The task:
Extract exactly the run of lines starting at the line that holds "The picture is" and ending at the line that holds "from bokeh.core.properties import value", both included.

Dataset extract:

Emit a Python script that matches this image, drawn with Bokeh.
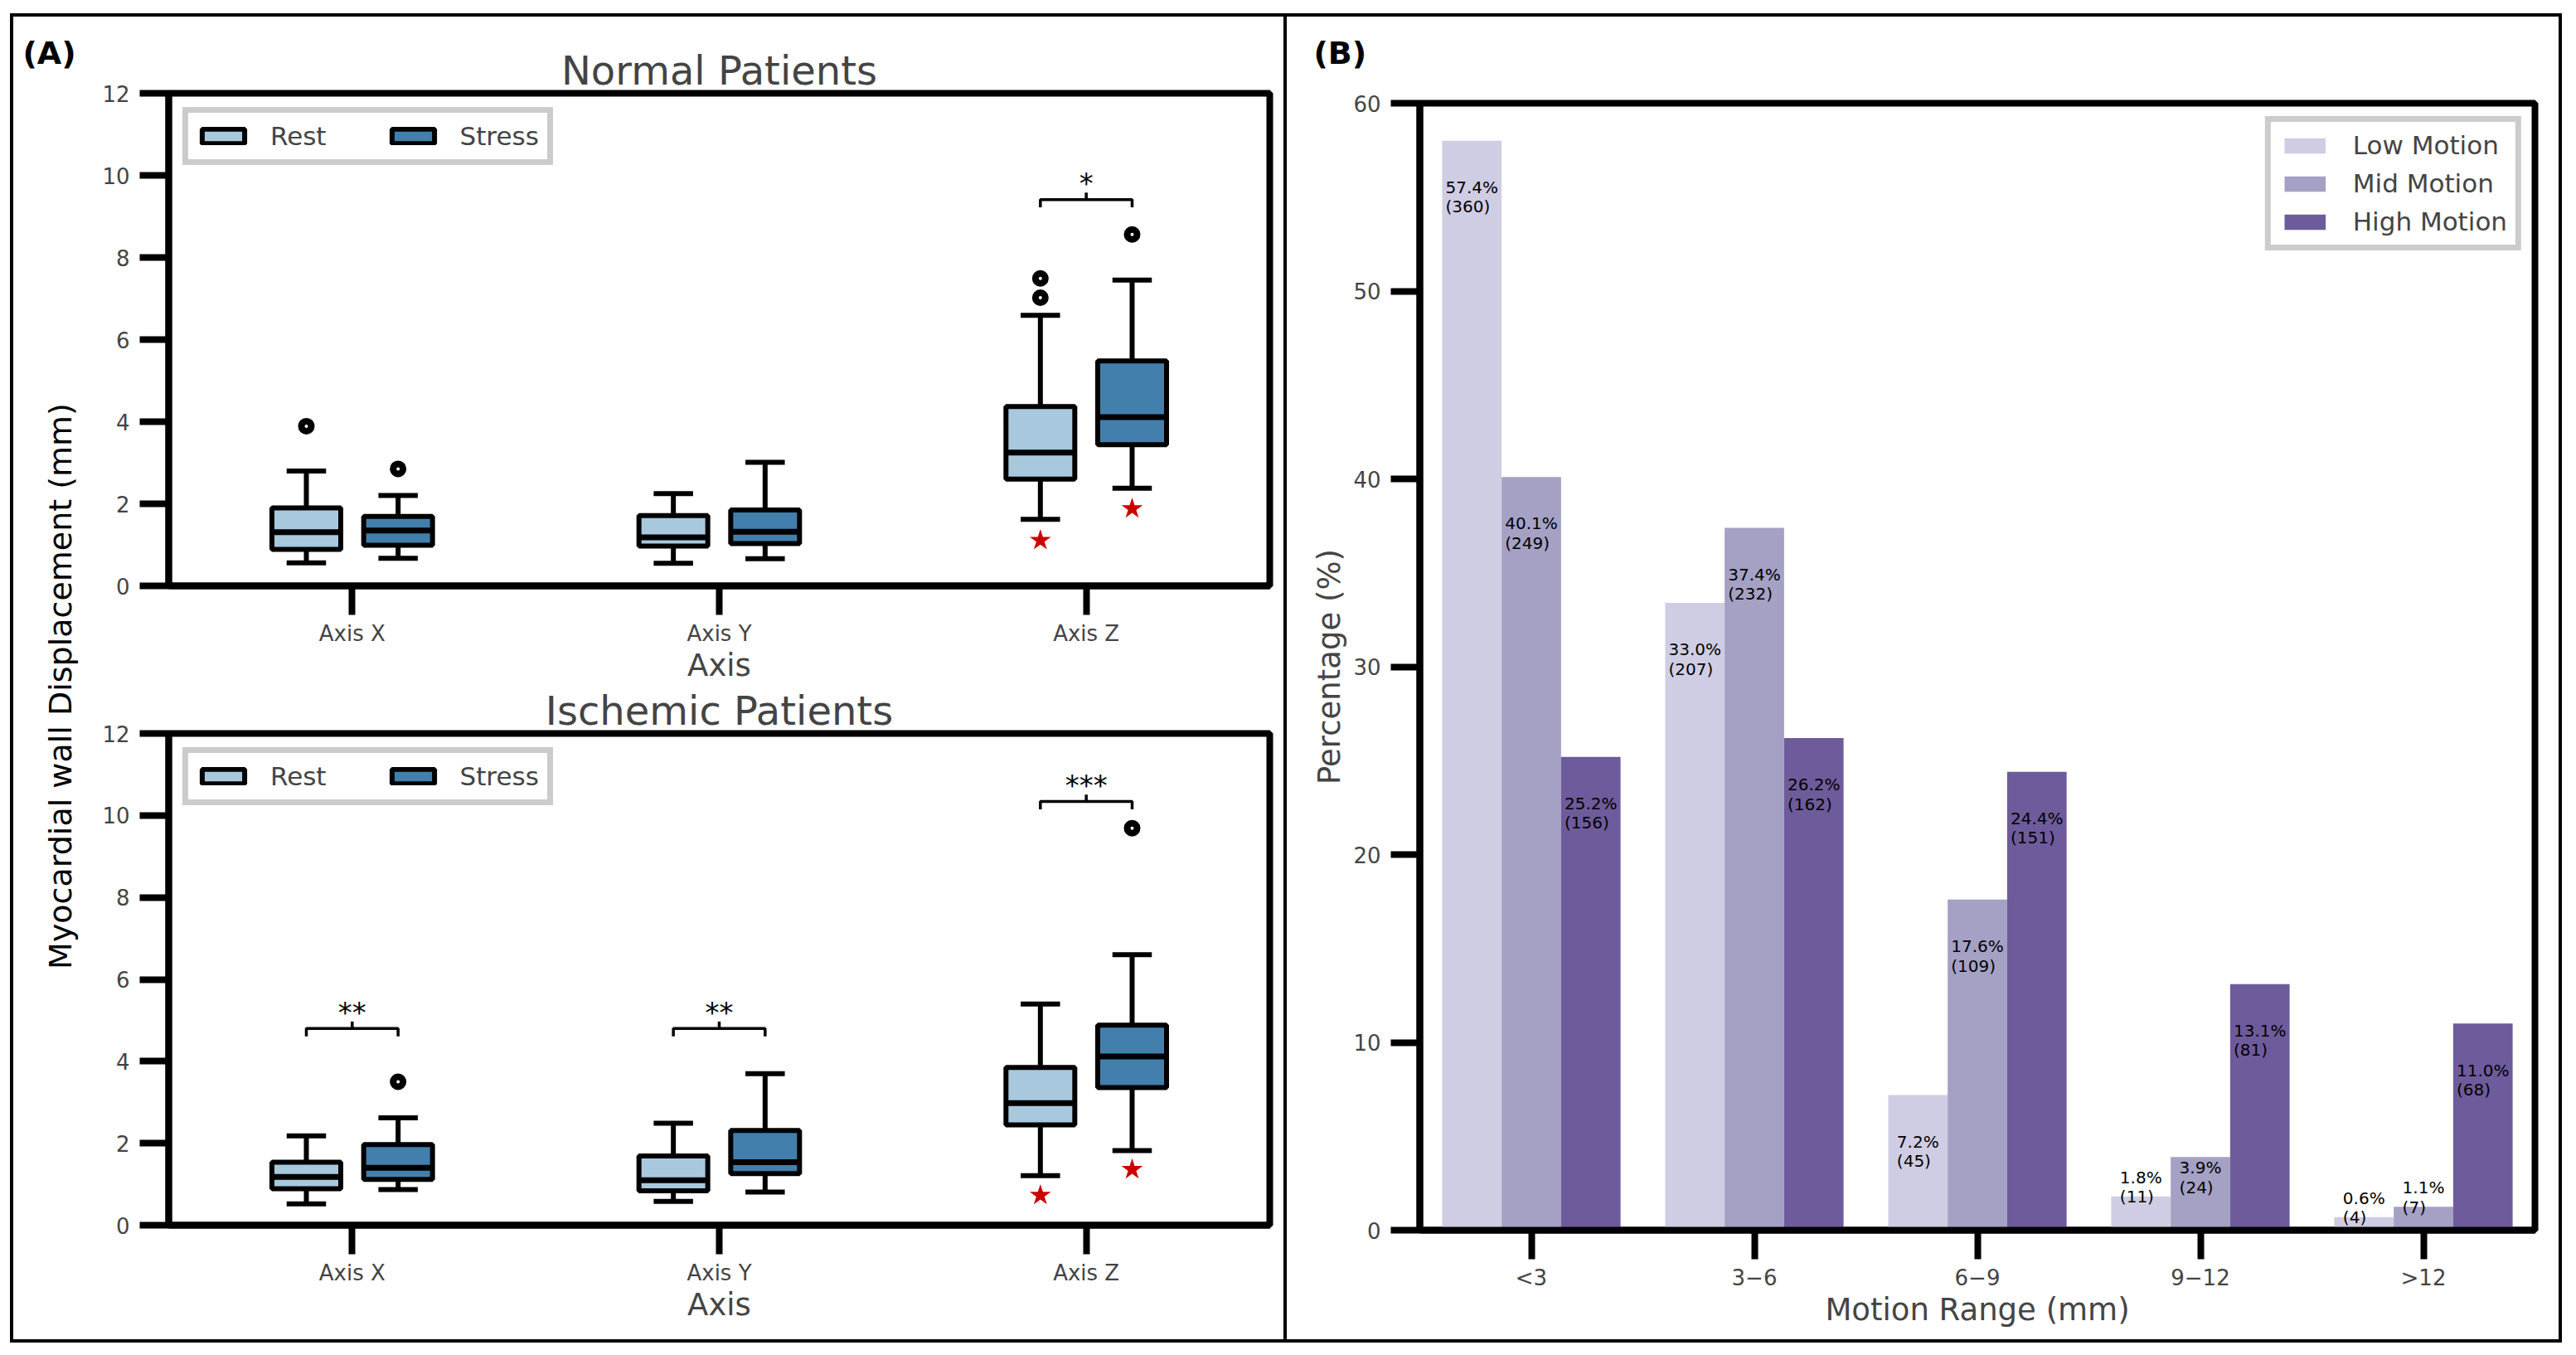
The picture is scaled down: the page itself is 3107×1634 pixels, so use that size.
import numpy as np
from bokeh.plotting import figure
from bokeh.models import (ColumnDataSource, Range1d, FixedTicker, Legend, LegendItem, Div)
from bokeh.layouts import row, column
from bokeh.embed import file_html
from bokeh.resources import INLINE
from bokeh.core.properties import value

FONT = "DejaVu Sans"

# ---------------- data: panel A (box plots) ----------------
axes_names = ["Axis X", "Axis Y", "Axis Z"]
# [lower whisker, Q1, median, Q3, upper whisker] for each axis
normal_rest = [[0.56, 0.89, 1.31, 1.90, 2.80], [0.55, 0.97, 1.18, 1.71, 2.25], [1.62, 2.60, 3.25, 4.37, 6.59]]
normal_stress = [[0.67, 0.99, 1.35, 1.69, 2.20], [0.66, 1.03, 1.32, 1.85, 3.01], [2.38, 3.44, 4.11, 5.48, 7.45]]
ischemic_rest = [[0.52, 0.89, 1.18, 1.54, 2.18], [0.58, 0.84, 1.10, 1.69, 2.49], [1.21, 2.45, 2.98, 3.85, 5.40]]
ischemic_stress = [[0.87, 1.12, 1.40, 1.97, 2.62], [0.81, 1.26, 1.54, 2.31, 3.70], [1.82, 3.36, 4.12, 4.88, 6.60]]

normal_rest_outliers = [[3.89], [], [7.02, 7.49]]
normal_stress_outliers = [[2.85], [], [8.56]]
ischemic_rest_outliers = [[], [], []]
ischemic_stress_outliers = [[3.50], [], [9.69]]

normal_rest_stars = [[], [], [1.11]]
normal_stress_stars = [[], [], [1.88]]
ischemic_rest_stars = [[], [], [0.73]]
ischemic_stress_stars = [[], [], [1.36]]

normal_sig = [("Axis Z", 9.41, "*")]
ischemic_sig = [("Axis X", 4.80, "**"), ("Axis Y", 4.80, "**"), ("Axis Z", 10.34, "***")]

rest_color = "#a8c8dd"
stress_color = "#427fac"

# ---------------- data: panel B (bar chart) ----------------
motion_ranges = ["<3", "3\u22126", "6\u22129", "9\u221212", ">12"]
low_heights = [58.0, 33.4, 7.2, 1.8, 0.7]
mid_heights = [40.1, 37.4, 17.6, 3.9, 1.25]
high_heights = [25.2, 26.2, 24.4, 13.1, 11.0]
low_pct = [57.4, 33.0, 7.2, 1.8, 0.6]
mid_pct = [40.1, 37.4, 17.6, 3.9, 1.1]
high_pct = [25.2, 26.2, 24.4, 13.1, 11.0]
low_counts = [360, 207, 45, 11, 4]
mid_counts = [249, 232, 109, 24, 7]
high_counts = [156, 162, 151, 81, 68]
series_names = ["Low Motion", "Mid Motion", "High Motion"]
series_colors = ["#cfcde3", "#a4a1c4", "#6e5b9b"]

HUE_OFF = 0.125
BOX_W = 0.1875
BAR_W = 0.8 / 3


def style_axes(p, xlabel, ylabel=None):
    for ax in p.axis:
        ax.axis_line_width = 8
        ax.axis_line_color = "black"
        ax.major_tick_line_width = 8
        ax.major_tick_out = 35
        ax.major_tick_in = 0
        ax.minor_tick_line_color = None
        ax.major_label_text_font = FONT
        ax.major_label_text_font_size = "26px"
        ax.axis_label_text_font = FONT
        ax.axis_label_text_font_size = "37px"
        ax.axis_label_text_font_style = "normal"
    p.xaxis.major_label_standoff = 7
    p.yaxis.major_label_standoff = 12
    p.xaxis.axis_label = xlabel
    p.xaxis.axis_label_standoff = -1
    if ylabel:
        p.yaxis.axis_label = ylabel
        p.yaxis.axis_label_standoff = 4
    p.grid.visible = False
    p.outline_line_color = "black"
    p.outline_line_width = 8
    p.outline_line_alpha = 1


def box_series(p, stats, outliers, stars, xoff, color):
    x = [i + xoff for i in range(len(stats))]
    low, q1, med, q3, high = (list(c) for c in zip(*stats))
    src = ColumnDataSource(dict(
        x=x, low=low, q1=q1, med=med, q3=q3, high=high,
        cl=[v - BOX_W / 4 for v in x], cr=[v + BOX_W / 4 for v in x],
        bl=[v - BOX_W / 2 for v in x], br=[v + BOX_W / 2 for v in x]))
    p.segment(x0="x", y0="low", x1="x", y1="q1", source=src, line_width=6, line_color="black")
    p.segment(x0="x", y0="q3", x1="x", y1="high", source=src, line_width=6, line_color="black")
    p.segment(x0="cl", y0="low", x1="cr", y1="low", source=src, line_width=6,
              line_color="black", line_cap="square")
    p.segment(x0="cl", y0="high", x1="cr", y1="high", source=src, line_width=6,
              line_color="black", line_cap="square")
    r = p.vbar(x="x", width=BOX_W, bottom="q1", top="q3", source=src,
               fill_color=color, line_color="black", line_width=6)
    p.segment(x0="bl", y0="med", x1="br", y1="med", source=src, line_width=7, line_color="black")
    ox = [x[i] for i, vals in enumerate(outliers) for _ in vals]
    oy = [v for vals in outliers for v in vals]
    if ox:
        p.scatter(ox, oy, marker="circle", size=12, fill_color="white",
                  line_color="black", line_width=8)
    sx = [x[i] for i, vals in enumerate(stars) for _ in vals]
    sy = [v for vals in stars for v in vals]
    if sx:
        p.scatter(sx, sy, marker="star", size=27, fill_color="#cc0000", line_color=None)
    return r


def brackets(p, sig):
    for name, y, txt in sig:
        i = axes_names.index(name)
        x0, x1 = i - HUE_OFF, i + HUE_OFF
        p.line([x0, x0, x1, x1], [y - 0.19, y, y, y - 0.19], line_width=3.5, line_color="black")
        p.segment(x0=[i], y0=[y], x1=[i], y1=[y + 0.17], line_width=3.5, line_color="black")
        p.text(x=[i], y=[y + 0.40], text=[txt], text_align="center", text_baseline="alphabetic",
               text_font=value(FONT), text_font_size="34px", text_color="black")


def box_panel(title, height, top, bottom, rest, stress, r_out, s_out, r_st, s_st, sig):
    p = figure(width=1448, height=height, x_range=Range1d(-0.5, 2.5), y_range=Range1d(0, 12),
               min_border_left=103, min_border_right=17, min_border_top=top,
               min_border_bottom=bottom, toolbar_location=None, output_backend="svg",
               title=title)
    p.title.align = "center"
    p.title.text_font = FONT
    p.title.text_font_size = "48px"
    p.title.text_font_style = "normal"
    p.title.standoff = 0
    style_axes(p, "Axis")
    p.xaxis.ticker = FixedTicker(ticks=[0, 1, 2])
    p.xaxis.major_label_overrides = {i: n for i, n in enumerate(axes_names)}
    p.yaxis.ticker = FixedTicker(ticks=[0, 2, 4, 6, 8, 10, 12])
    rr = box_series(p, rest, r_out, r_st, -HUE_OFF, rest_color)
    rs = box_series(p, stress, s_out, s_st, HUE_OFF, stress_color)
    brackets(p, sig)
    leg = Legend(items=[LegendItem(label="Rest", renderers=[rr]),
                        LegendItem(label="Stress", renderers=[rs])],
                 orientation="horizontal", location="top_left", margin=17, padding=10,
                 spacing=72, label_standoff=25, glyph_width=64, glyph_height=22,
                 label_text_font=FONT, label_text_font_size="31px",
                 border_line_color="#cccccc", border_line_width=7, border_line_alpha=1,
                 background_fill_color="white", background_fill_alpha=1)
    p.add_layout(leg)
    return p


top_fig = box_panel("Normal Patients", 806, 92, 120, normal_rest, normal_stress,
                    normal_rest_outliers, normal_stress_outliers,
                    normal_rest_stars, normal_stress_stars, normal_sig)
bot_fig = box_panel("Ischemic Patients", 789, 57, 138, ischemic_rest, ischemic_stress,
                    ischemic_rest_outliers, ischemic_stress_outliers,
                    ischemic_rest_stars, ischemic_stress_stars, ischemic_sig)


def text_canvas(width, height):
    f = figure(width=width, height=height, x_range=Range1d(0, width), y_range=Range1d(0, height),
               min_border=0, x_axis_location=None, y_axis_location=None,
               toolbar_location=None, output_backend="svg")
    f.grid.visible = False
    f.outline_line_color = None
    return f


def panel_tag(f, x, y, txt):
    f.text(x=[x], y=[y], text=[txt], text_align="left", text_baseline="middle",
           text_font=value(FONT), text_font_size="38px", text_font_style="bold",
           text_color="black")


# shared y label and panel tag for panel A
ylab_a = text_canvas(84, 1595)
ylab_a.text(x=[56], y=[788], text=["Myocardial wall Displacement (mm)"], angle=np.pi / 2,
            text_align="center", text_baseline="middle", text_font=value(FONT),
            text_font_size="38px", text_color="black")
panel_tag(ylab_a, 11, 1552, "(A)")

# panel tag strip for panel B
tag_b = text_canvas(1534, 80)
panel_tag(tag_b, 32, 37, "(B)")

# ---------------- panel B ----------------
bp = figure(width=1534, height=1515, x_range=Range1d(-0.5, 4.5), y_range=Range1d(0, 60),
            min_border_left=160, min_border_right=29, min_border_top=24, min_border_bottom=132,
            toolbar_location=None, output_backend="svg")
style_axes(bp, "Motion Range (mm)", "Percentage (%)")
bp.xaxis.ticker = FixedTicker(ticks=list(range(len(motion_ranges))))
bp.xaxis.major_label_overrides = {i: n for i, n in enumerate(motion_ranges)}
bp.yaxis.ticker = FixedTicker(ticks=[0, 10, 20, 30, 40, 50, 60])


def label_center(h):
    if h > 5:
        return h - 3.0
    if h > 3:
        return h - 1.1
    return h + 0.5


bar_items = []
all_heights = [low_heights, mid_heights, high_heights]
all_pct = [low_pct, mid_pct, high_pct]
all_counts = [low_counts, mid_counts, high_counts]
for k, (name, hts, pcts, cnts, col) in enumerate(zip(series_names, all_heights, all_pct,
                                                     all_counts, series_colors)):
    off = (k - 1) * BAR_W
    xs = [i + off for i in range(len(hts))]
    r = bp.vbar(x=xs, top=hts, width=BAR_W, fill_color=col, line_color=None)
    bar_items.append(LegendItem(label=name, renderers=[r]))
    l1 = [f"{v:.1f}%" for v in pcts]
    l2 = [f"({c})" for c in cnts]
    xo = [-((len(s) - 2) * 12.72 + 6.36 + 19.0) / 2 for s in l1]
    src = ColumnDataSource(dict(x=xs, y=[label_center(h) for h in hts], l1=l1, l2=l2, xo=xo))
    bp.text(x="x", y="y", text="l1", x_offset="xo", y_offset=-11.7, source=src,
            text_align="left", text_baseline="middle", text_font=value(FONT),
            text_font_size="20px", text_color="black")
    bp.text(x="x", y="y", text="l2", x_offset="xo", y_offset=11.7, source=src,
            text_align="left", text_baseline="middle", text_font=value(FONT),
            text_font_size="20px", text_color="black")

bleg = Legend(items=bar_items, orientation="vertical", location="top_right", margin=16,
              padding=10, spacing=10, label_standoff=27, glyph_width=62, glyph_height=23,
              label_text_font=FONT, label_text_font_size="31px",
              border_line_color="#cccccc", border_line_width=7, border_line_alpha=1,
              background_fill_color="white", background_fill_alpha=1)
bp.add_layout(bleg)


def block(w, h, color):
    return Div(text="", width=w, height=h, margin=0, styles={"background-color": color})


inner = row(block(4, 1595, "black"), column(ylab_a), column(top_fig, bot_fig),
            block(4, 1595, "black"), column(row(tag_b), row(bp)), block(4, 1595, "black"))
framed = column(block(3078, 4, "black"), inner, block(3078, 4, "black"))
page = column(block(3090, 16, "white"), row(block(12, 1603, "white"), framed))

open("out.html", "w").write(file_html(page, INLINE))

Answer:
The picture is scaled down: the page itself is 3107×1634 pixels, so use that size.
import numpy as np
from bokeh.plotting import figure
from bokeh.models import (ColumnDataSource, Range1d, FixedTicker, Legend, LegendItem, Div)
from bokeh.layouts import row, column
from bokeh.embed import file_html
from bokeh.resources import INLINE
from bokeh.core.properties import value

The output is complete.